Comment 13 Jeff Cantrill 2017-02-08 14:35:12 UTC

Lukas, looking for your input here.

Comment 14 Lukas Vlcek 2017-02-08 14:47:56 UTC

Seems I did not realise that you use shared ES cluster instance for several parallel/consecutive tests? Can you please explain me how and when you re-use the ES cluster for several tests then?

My recommendation was to always start with clean fresh ES cluster for each test to minimize the risk we interpret results incorrectly and make sure things like cache evictions, heavy GC cycles ... etc are not impacted by use of the cluster in previous tests...

Comment 15 Peter Portante 2017-02-08 15:04:09 UTC

(In reply to Lukas Vlcek from comment #14)
> Seems I did not realise that you use shared ES cluster instance for several
> parallel/consecutive tests? Can you please explain me how and when you
> re-use the ES cluster for several tests then?

Not sure this is about parallel testing or consecutive testing.  If fluentd pods are always running, and one deletes all the indices that they are writing to at the time, then there is always a chance a delete will take place during a bulk index operation, causing this problem.

Deleting indices while fluentd pods are running seems like a really bad idea.

> 
> My recommendation was to always start with clean fresh ES cluster for each
> test to minimize the risk we interpret results incorrectly and make sure
> things like cache evictions, heavy GC cycles ... etc are not impacted by use
> of the cluster in previous tests...

Certainly that is one mode of testing, but I am not sure how useful that is.  How often will a customer have a pristine environment?  If we measure logging in that environment, how can we compare that to what customers encounter in the live scenario?

It seems we need to rethink this testing strategy.

Comment 17 Lukas Vlcek 2017-02-08 15:22:28 UTC

> Deleting indices while fluentd pods are running seems like a really bad idea.

I agree. I did not think about this context then I thought we can control it very precisely.

> How often will a customer have a pristine environment?  If we measure logging in that environment, how can we compare that to what customers encounter in the live scenario?

I understand. But we should be able to test with clean fresh ES as well. For example we want to be able to verify that under specific condition we can guarantee 100% logs delivery and indexing. This means we want the "total.doc.count = sum of all generated logs on all pods". For this type of tests we might need improve our testing environment?

Comment 18 Peter Portante 2017-02-08 15:59:30 UTC

(In reply to Lukas Vlcek from comment #17)
> 
> I understand. But we should be able to test with clean fresh ES as well. For
> example we want to be able to verify that under specific condition we can
> guarantee 100% logs delivery and indexing. This means we want the
> "total.doc.count = sum of all generated logs on all pods". For this type of
> tests we might need improve our testing environment?

We just need to turn off fluentd pods before we delete all indicies, no?

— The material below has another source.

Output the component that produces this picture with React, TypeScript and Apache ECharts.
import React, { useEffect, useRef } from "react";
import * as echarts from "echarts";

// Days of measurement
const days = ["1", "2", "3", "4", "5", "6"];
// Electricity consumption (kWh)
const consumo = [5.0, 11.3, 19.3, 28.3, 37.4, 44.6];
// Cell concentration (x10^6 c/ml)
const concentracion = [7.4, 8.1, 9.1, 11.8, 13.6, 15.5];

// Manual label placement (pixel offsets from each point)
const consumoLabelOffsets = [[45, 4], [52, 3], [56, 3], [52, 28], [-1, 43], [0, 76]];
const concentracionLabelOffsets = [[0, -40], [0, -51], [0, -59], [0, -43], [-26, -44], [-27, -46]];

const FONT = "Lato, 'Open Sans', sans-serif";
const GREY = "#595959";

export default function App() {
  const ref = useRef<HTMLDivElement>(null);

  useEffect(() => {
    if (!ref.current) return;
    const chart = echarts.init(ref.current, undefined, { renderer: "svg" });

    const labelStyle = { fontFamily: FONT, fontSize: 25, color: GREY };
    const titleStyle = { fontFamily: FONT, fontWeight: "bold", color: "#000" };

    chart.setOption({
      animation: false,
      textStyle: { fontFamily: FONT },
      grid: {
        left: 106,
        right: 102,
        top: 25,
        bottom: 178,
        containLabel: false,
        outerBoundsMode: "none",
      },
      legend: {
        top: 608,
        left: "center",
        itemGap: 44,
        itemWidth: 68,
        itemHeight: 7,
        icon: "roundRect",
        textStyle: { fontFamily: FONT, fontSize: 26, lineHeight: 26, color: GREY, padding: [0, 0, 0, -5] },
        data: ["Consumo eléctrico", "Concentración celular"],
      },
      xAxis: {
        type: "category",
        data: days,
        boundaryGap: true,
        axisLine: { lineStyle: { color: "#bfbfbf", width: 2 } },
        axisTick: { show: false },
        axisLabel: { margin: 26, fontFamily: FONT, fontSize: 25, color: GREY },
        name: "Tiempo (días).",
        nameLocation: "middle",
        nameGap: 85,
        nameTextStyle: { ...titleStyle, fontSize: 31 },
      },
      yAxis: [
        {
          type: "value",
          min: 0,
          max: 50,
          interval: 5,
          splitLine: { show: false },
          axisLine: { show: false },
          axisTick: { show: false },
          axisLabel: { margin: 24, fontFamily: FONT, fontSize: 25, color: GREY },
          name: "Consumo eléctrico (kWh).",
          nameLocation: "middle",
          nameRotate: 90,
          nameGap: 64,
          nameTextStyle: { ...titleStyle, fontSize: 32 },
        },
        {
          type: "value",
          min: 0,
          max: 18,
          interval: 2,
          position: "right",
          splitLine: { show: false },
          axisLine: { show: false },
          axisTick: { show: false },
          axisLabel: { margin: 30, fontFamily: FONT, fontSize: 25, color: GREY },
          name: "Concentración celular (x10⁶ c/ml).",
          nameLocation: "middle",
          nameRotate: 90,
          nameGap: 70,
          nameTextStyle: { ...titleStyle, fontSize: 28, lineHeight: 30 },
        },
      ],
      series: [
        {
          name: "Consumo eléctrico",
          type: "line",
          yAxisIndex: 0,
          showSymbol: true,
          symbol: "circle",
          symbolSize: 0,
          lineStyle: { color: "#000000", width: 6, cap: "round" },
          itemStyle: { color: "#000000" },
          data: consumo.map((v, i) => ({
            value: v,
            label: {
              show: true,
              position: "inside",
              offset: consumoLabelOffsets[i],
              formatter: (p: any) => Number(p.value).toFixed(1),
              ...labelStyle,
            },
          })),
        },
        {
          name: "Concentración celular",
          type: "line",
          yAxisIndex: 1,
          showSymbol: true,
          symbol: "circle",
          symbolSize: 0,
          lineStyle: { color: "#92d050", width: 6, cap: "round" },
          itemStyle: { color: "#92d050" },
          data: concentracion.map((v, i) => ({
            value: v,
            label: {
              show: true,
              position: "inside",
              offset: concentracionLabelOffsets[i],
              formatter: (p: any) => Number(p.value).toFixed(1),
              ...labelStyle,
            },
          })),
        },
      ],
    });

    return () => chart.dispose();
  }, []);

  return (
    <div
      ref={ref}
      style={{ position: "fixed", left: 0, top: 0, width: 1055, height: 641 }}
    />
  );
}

Comment 21 Ricardo Lourenco 2017-02-08 16:30:15 UTC

(In reply to Lukas Vlcek from comment #14)
> Seems I did not realise that you use shared ES cluster instance for several
> parallel/consecutive tests? Can you please explain me how and when you
> re-use the ES cluster for several tests then?
> 
> My recommendation was to always start with clean fresh ES cluster for each
> test to minimize the risk we interpret results incorrectly and make sure
> things like cache evictions, heavy GC cycles ... etc are not impacted by use
> of the cluster in previous tests...

I didn't run any parallel tests. Before each test starts, the indices are deleted so we don't have data from 10 pods per node vs 30 pods per node.
The test does not scale down the fluentd's to 0 after doing that, so a delete operation might be taking place while the fluentd's are already trying to send data.

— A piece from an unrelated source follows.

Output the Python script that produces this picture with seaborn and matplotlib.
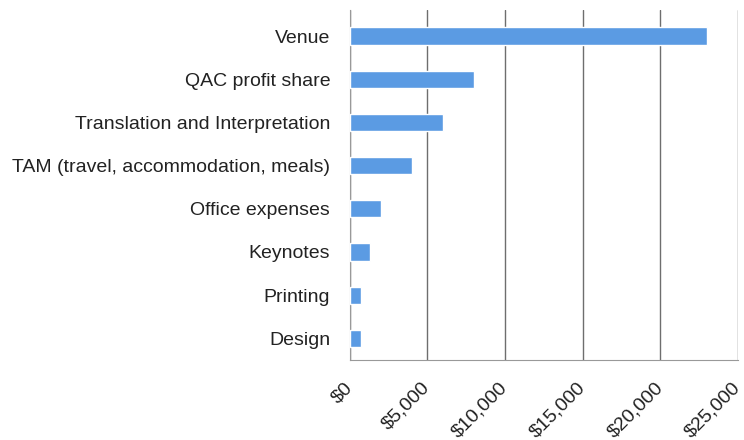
import pandas as pd
import matplotlib
matplotlib.use("Agg")
import matplotlib.pyplot as plt
import seaborn as sns
from matplotlib.ticker import FuncFormatter, FixedLocator

# Budget items and costs (USD), top to bottom as in the chart
items = ['Venue', 'QAC profit share', 'Translation and Interpretation',
         'TAM (travel, accommodation, meals)', 'Office expenses',
         'Keynotes', 'Printing', 'Design']
costs = [23000, 8000, 6000, 4000, 2000, 1300, 750, 750]
x_ticks = [0, 5000, 10000, 15000, 20000, 25000]

df = pd.DataFrame({'item': items, 'cost': costs})

sns.set_style('white')
plt.rcParams['font.family'] = ['Liberation Sans', 'DejaVu Sans']

fig = plt.figure(figsize=(7.44, 4.4), dpi=100)
ax = fig.add_axes([0.47, 0.182, 0.522, 0.795])

sns.barplot(data=df, y='item', x='cost', color='#5b9be3', width=0.4,
            saturation=1, ax=ax, zorder=3)

ax.set_xlim(0, 25000)
ax.set_ylim(len(items) - 0.6, -0.6)
ax.xaxis.set_major_locator(FixedLocator(x_ticks))
ax.xaxis.set_major_formatter(FuncFormatter(lambda v, p: '${:,.0f}'.format(v)))
ax.grid(axis='x', color='#6e6e6e', linewidth=1.0, zorder=0)
ax.set_xlabel('')
ax.set_ylabel('')

for lbl in ax.get_xticklabels():
    lbl.set_rotation(45)
    lbl.set_ha('right')
    lbl.set_va('center')
    lbl.set_rotation_mode('anchor')
    lbl.set_fontsize(14)
    lbl.set_color('#222222')
for lbl in ax.get_yticklabels():
    lbl.set_fontsize(14)
    lbl.set_color('#222222')

ax.tick_params(axis='y', length=0, pad=14)
ax.tick_params(axis='x', length=5, color='#888888', direction='out', pad=13)
# small ticks between categories on the y axis
ax.set_yticks([i + 0.5 for i in range(-1, len(items))], minor=True)
ax.tick_params(axis='y', which='minor', length=4, color='#999999')

for side in ['top', 'right']:
    ax.spines[side].set_visible(False)
for side in ['left', 'bottom']:
    ax.spines[side].set_color('#999999')

plt.savefig('out.png', dpi=100)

Comment 28 Rich Megginson 2017-02-13 18:51:20 UTC

If the problem here is deleting indices that are still in use, I would like to close this bug as WONTFIX.  Does everyone agree?

Comment 29 Peter Portante 2017-02-14 02:45:04 UTC

I don't believe this is a bug.  If "won't fix" implies that it is a bug, is there another category to use, like invalid or something?

Comment 30 Jeff Cantrill 2017-02-16 15:50:22 UTC

Closing since there seems to be agreement that this is an unlikely and invalid scenario for a customer.